Monday, June 25, 2012

I love you but more than love i miss you,


I just dream you would walk up to me one day
to say I love you.....
With love filled in ur eyes, arms spread for me
I would close my eyes as i wound not look into ur eye
I am scared i would cry, as my life without you would be dry.....

I love you but more than love i miss you,
u r in my soul, wishing for you....
i close my eyes just to dream of you.....
but i know once heart broken can never be mend....
But i wish this dream would never have an end.




Friday, June 22, 2012

I miss you a lot


There is no feeling when we think of our lost love, the only thing which comes out is TEARS.... The lost feeling that one would have felt when being with it. I lost my love but my heart always shouts it aloud.

It says " 100% I hate U, 200% I want U, 300% I miss U, 100% +100 times of all this I love U every time nothing else but only I love you every time".

No matter you are not around but i know i am there some where deep in ur heart, and you will find me once u look into ur heart.

I have waited for ages and ages for you, but i have not lost hope, i will find you one day.... that day will be the end of my days.... I miss you a lot but my question to you is does broken heart really mend?

Wednesday, June 6, 2012

Miss you my love


These are the words which i want to tell my love, but i can not..... i felt it was better posting it here


If I could hold your hand, I would. If I could kiss you, I would. If I could hug you tight, I would. If I could love you, I would. It’s not that I don’t have the will, it’s just that I don’t have the right.
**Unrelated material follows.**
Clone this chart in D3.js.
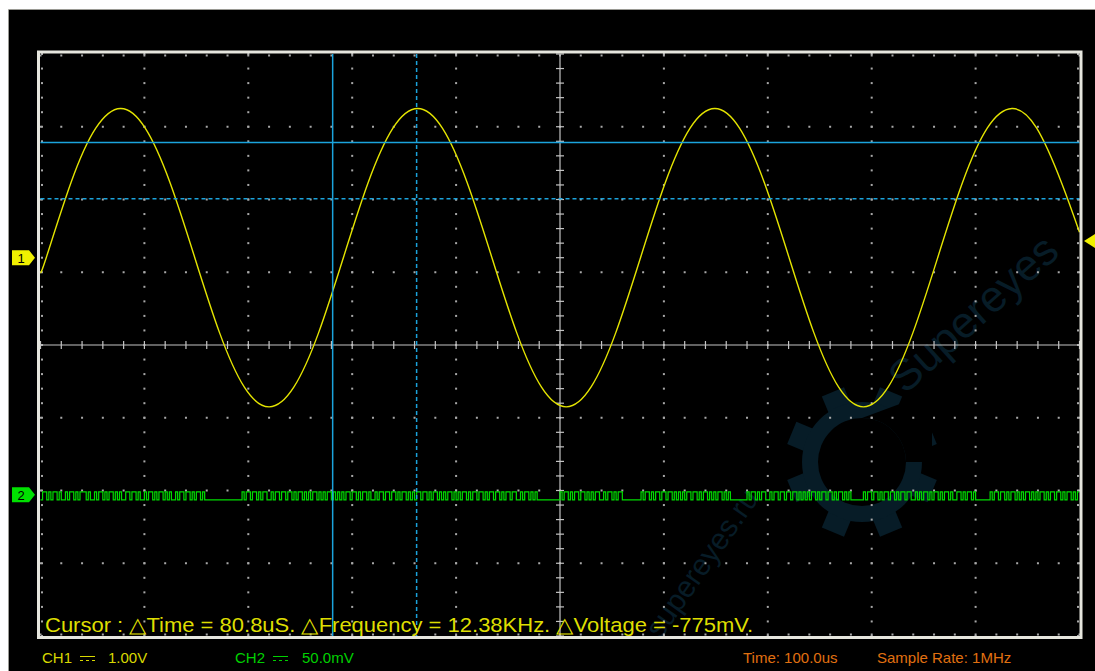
<!DOCTYPE html>
<html><head><meta charset="utf-8">
<script src="https://cdn.jsdelivr.net/npm/d3@7"></script>
<style>body{margin:0;background:#fff;overflow:hidden}svg{display:block}</style>
</head><body>
<svg id="c" width="1095" height="671"></svg>
<script>
// ---- data ----
const ch1TimeUs = [0, 5.5, 29.3, 53.2, 77, 100.8, 124.7, 148.5, 172.3, 196.2, 220, 243.8, 267.7, 291.5, 315.3, 339.2, 363, 386.8, 410.7, 434.5, 458.3, 482.2, 506, 529.8, 553.7, 577.5, 601.3, 625.2, 649, 672.8, 696.7, 720.5, 744.3, 768.2, 792, 815.8, 839.7, 863.5, 887.3, 911.2, 935, 958.8, 982.7, 1000];
const ch1Volts  = [-0.2, 0, 1.03, 1.78, 2.05, 1.78, 1.03, 0, -1.03, -1.78, -2.05, -1.78, -1.03, 0, 1.03, 1.78, 2.05, 1.78, 1.03, 0, -1.03, -1.78, -2.05, -1.78, -1.03, 0, 1.03, 1.78, 2.05, 1.78, 1.03, 0, -1.03, -1.78, -2.05, -1.78, -1.03, 0, 1.03, 1.78, 2.05, 1.78, 1.03, 0.35];
const ch2StepUs = 2;
const ch2Codes = [
  "0110101101","0010110101","1101001011","0101101010","0110110100","1011010110","1010010110","1101011010","0000000000","0000000101",
  "1011010110","0101101101","1010110101","0110101011","0101010110","1101011010","0101101101","1010110101","0110110101","1010101101",
  "0101101011","0110101101","1010110110","0101101010","0000000000","1011010110","1101010110","0101101011","0000000001","0110101101",
  "1011010101","0110110101","1010101101","0100000000","1011010110","0101101101","1011010101","0110101101","1010110101","0000001011",
  "0110101101","1010110110","0101011010","1101011010","0110101101","0000000101","1011010110","1010110101","0110101101","1010110101","1"
].join("");
const ch2LevelsMv = [-3.5, 2.0];
const timeTicksUs = d3.range(0, 1001, 100);
const cursorTimesUs = [281.2, 362.0];
const cursorVolts = [1.585, 0.81];
const triggerVolts = 0.23;
const ch1Offset = 1.2;      // divisions above centre
const ch2Offset = -2.06;    // divisions (below centre)
const cursorText = "Cursor : \u25B3Time = 80.8uS. \u25B3Frequency = 12.38KHz. \u25B3Voltage = -775mV.";
const ch1Label = ["CH1", "1.00V"];
const ch2Label = ["CH2", "50.0mV"];
const timeLabel = "Time: 100.0us";
const rateLabel = "Sample Rate: 1MHz";
const watermark = ["Supereyes", "supereyes.ru"];

// ---- scales ----
const L = 40.5, R = 1079.5, T = 54, B = 636;
const x = d3.scaleLinear().domain([0, 1000]).range([L, R]);
const yDiv = d3.scaleLinear().domain([-4, 4]).range([B, T]);
const y1 = d3.scaleLinear().domain([-4 - ch1Offset, 4 - ch1Offset]).range([B, T]);
const y2 = d3.scaleLinear().domain([(-4 - ch2Offset) * 50, (4 - ch2Offset) * 50]).range([B, T]);
const font = "Liberation Sans, Arial, sans-serif";

const svg = d3.select("#c");
svg.append("rect").attr("x", 0).attr("y", 0).attr("width", 1095).attr("height", 671).attr("fill", "#fff");
svg.append("rect").attr("x", 9).attr("y", 10).attr("width", 1086).attr("height", 661).attr("fill", "#000");
svg.append("path").attr("d", "M8.5,671V9.5H1095").attr("stroke", "#9a9a94").attr("fill", "none");

// watermark (faint)
const wmc = "#071c27";
const wm = svg.append("g").attr("fill", wmc);
const gg = wm.append("g").attr("transform", "translate(862,462)");
d3.range(8).forEach(i => {
  gg.append("rect").attr("x", -12).attr("y", -76).attr("width", 24).attr("height", 24)
    .attr("transform", `rotate(${i * 45 + 22.5})`);
});
gg.append("circle").attr("r", 60);
gg.append("circle").attr("r", 44).attr("fill", "#000");
gg.append("path").attr("d", "M0,-44A44,44 0 0 1 44,0L70,0L70,-70Z").attr("fill", "#000");
wm.append("text").attr("transform", "translate(905,395) rotate(-42)")
  .attr("font-family", font).attr("font-size", 44).text(watermark[0]);
wm.append("text").attr("transform", "translate(760,498) rotate(-55)").attr("text-anchor", "end")
  .attr("font-family", font).attr("font-size", 30).text(watermark[1]);

// grid
const grid = svg.append("g").attr("fill", "#a8a8a8");
const minorX = d3.range(0, 1000.01, 20);
const minorY = d3.range(-4, 4.01, 0.2);
timeTicksUs.forEach(t => {
  if (t === 500) return;
  const px = t === 0 ? L + 1.5 : t === 1000 ? R - 1.5 : x(t);
  minorY.forEach(d => grid.append("rect").attr("x", px - 1).attr("y", yDiv(d) - 1).attr("width", 2).attr("height", 2));
});
d3.range(-4, 5).forEach(d => {
  if (d === 0) return;
  const py = d === 4 ? T + 1.5 : d === -4 ? B - 1.5 : yDiv(d);
  minorX.forEach(t => grid.append("rect").attr("x", x(t) - 1).attr("y", py - 1).attr("width", 2).attr("height", 2));
});
// centre cross
const cross = svg.append("g").attr("stroke", "#c4c4c4").attr("stroke-width", 1.2);
cross.append("line").attr("x1", L).attr("x2", R).attr("y1", yDiv(0)).attr("y2", yDiv(0));
cross.append("line").attr("x1", x(500)).attr("x2", x(500)).attr("y1", T).attr("y2", B);
minorX.forEach(t => cross.append("line").attr("x1", x(t)).attr("x2", x(t)).attr("y1", yDiv(0) - 4).attr("y2", yDiv(0) + 4));
minorY.forEach(d => cross.append("line").attr("x1", x(500) - 4).attr("x2", x(500) + 4).attr("y1", yDiv(d)).attr("y2", yDiv(d)));

// CH2 trace
const ch2Data = ch2Codes.split("").map((c, i) => ({t: i * ch2StepUs, v: ch2LevelsMv[+c]})).filter(d => d.t <= 1000);
svg.append("path").datum(ch2Data)
  .attr("d", d3.line().x(d => x(d.t)).y(d => y2(d.v)).curve(d3.curveStepAfter))
  .attr("fill", "none").attr("stroke", "#00dc00").attr("stroke-width", 1.2);

// CH1 trace
const ch1Data = ch1TimeUs.map((t, i) => ({t, v: ch1Volts[i]}));
svg.append("path").datum(ch1Data)
  .attr("d", d3.line().x(d => x(d.t)).y(d => y1(d.v)).curve(d3.curveNatural))
  .attr("fill", "none").attr("stroke", "#e4e400").attr("stroke-width", 1.4);

// cursors
const cc = "#1ba3dc";
svg.append("line").attr("x1", x(cursorTimesUs[0])).attr("x2", x(cursorTimesUs[0])).attr("y1", T).attr("y2", B).attr("stroke", cc).attr("stroke-width", 1.5);
svg.append("line").attr("x1", x(cursorTimesUs[1])).attr("x2", x(cursorTimesUs[1])).attr("y1", T).attr("y2", B).attr("stroke", cc).attr("stroke-width", 1.5).attr("stroke-dasharray", "4,3");
svg.append("line").attr("x1", L).attr("x2", R).attr("y1", y1(cursorVolts[0])).attr("y2", y1(cursorVolts[0])).attr("stroke", cc).attr("stroke-width", 1.5);
svg.append("line").attr("x1", L).attr("x2", R).attr("y1", y1(cursorVolts[1])).attr("y2", y1(cursorVolts[1])).attr("stroke", cc).attr("stroke-width", 1.5).attr("stroke-dasharray", "4,3");

// frame
svg.append("rect").attr("x", 38.5).attr("y", 52).attr("width", 1042.5).attr("height", 585.5)
  .attr("fill", "none").attr("stroke", "#e6e6de").attr("stroke-width", 3);

// channel markers
function marker(yc, fill, label) {
  const g = svg.append("g");
  g.append("path").attr("d", `M12,${yc - 7.5}H29L35,${yc}L29,${yc + 7.5}H12Z`).attr("fill", fill);
  g.append("text").attr("x", 21).attr("y", yc + 5).attr("text-anchor", "middle")
    .attr("font-family", font).attr("font-size", 13).attr("fill", "#000").text(label);
}
marker(y1(0), "#f0f000", "1");
marker(y2(0), "#00e000", "2");
const ty = y1(triggerVolts);
svg.append("path").attr("d", `M1084,${ty}L1095,${ty - 7}V${ty + 7}Z`).attr("fill", "#f0f000");

// texts
svg.append("text").attr("x", 45).attr("y", 632).attr("font-family", font).attr("font-size", 20.5)
  .attr("fill", "#dede00").attr("textLength", 708).attr("lengthAdjust", "spacingAndGlyphs").text(cursorText);

function chLabel(x0, xs, xv, color, lab) {
  svg.append("text").attr("x", x0).attr("y", 663).attr("font-family", font).attr("font-size", 15).attr("fill", color).text(lab[0]);
  svg.append("line").attr("x1", xs).attr("x2", xs + 15).attr("y1", 656.5).attr("y2", 656.5).attr("stroke", color);
  svg.append("line").attr("x1", xs).attr("x2", xs + 15).attr("y1", 660.5).attr("y2", 660.5).attr("stroke", color).attr("stroke-dasharray", "3,3");
  svg.append("text").attr("x", xv).attr("y", 663).attr("font-family", font).attr("font-size", 15).attr("fill", color).text(lab[1]);
}
chLabel(42, 80, 108, "#d8d800", ch1Label);
chLabel(235, 273, 302, "#00d000", ch2Label);
svg.append("text").attr("x", 743).attr("y", 663).attr("font-family", font).attr("font-size", 15).attr("fill", "#e07010").text(timeLabel);
svg.append("text").attr("x", 877).attr("y", 663).attr("font-family", font).attr("font-size", 15).attr("fill", "#e07010").text(rateLabel);
</script>
</body></html>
Since the day you said goodbye, I’ve been counting the days until you’ll be back in my arms again. But now i know I will be counting for them for the rest of my life.

I had you once but I let you slip away from me. I called on you but you just smiled and walked further. I shouted I love you but you were already too far to hear me.

I miss you a lot but i don't know who to express this.... I just know i miss you and i miss you....:(


Friday, May 25, 2012

I just want to share a few things, we all live in a community where we have many people around us, few of them become so close to us that we feel they are our best friend and some of them we ignore but for them we are special. But just think what would those people feel whom we ignore or not give importance.

We are some times been ignored by the person whom we care about and we are hurt. We think we are broken now, our lives have come to an end. We been betrayed by our friends whom we think are our world.

We tend to ask them questions like " If I was dying…Would you even come to say goodbye??" Dont you think we are wasting out time behind those people who don't even deserve this. 

I believe in the words said by Martin Luther, " Each betrayal starts with trust". 

But being a human i would feel and say, " "I wish I could walk away and forget what we have,but I can't,because I know you won't come after me,and I guess that's what hurts the most."


Hey Guys i am back after a long time.... How are you all????

Wednesday, March 14, 2012

My lost heart

Was in search of my lost heart till last year, never knew would find it ever...
My eyes wandering here and there with tears filled in it..
Memories of my heart, fear it would have been broken!!
I found my heart after decades lost and shattered...
My love misplaced it, left it weeping and hanging around my love :(
But it still shines with the hope it wont cry never ever.....

Thursday, October 6, 2011

Miss my love


This is for you my love....


You may be out of my sight... but never out of my mind... I Miss You!







I can't forget the times weve shared together. The sadness and the happiness,the failure and success, the simple hugs and those tender kisses. I Dont know when it will gonna happen again, seems like a part of me was gone. I miss all of that, I miss you A.. I miss those days..


Sometimes, the whole world seems depopulated just because i miss your presence in my life, the hug.

Today When I see your smile, and I know it’s not for me, that’s when I’ll miss you.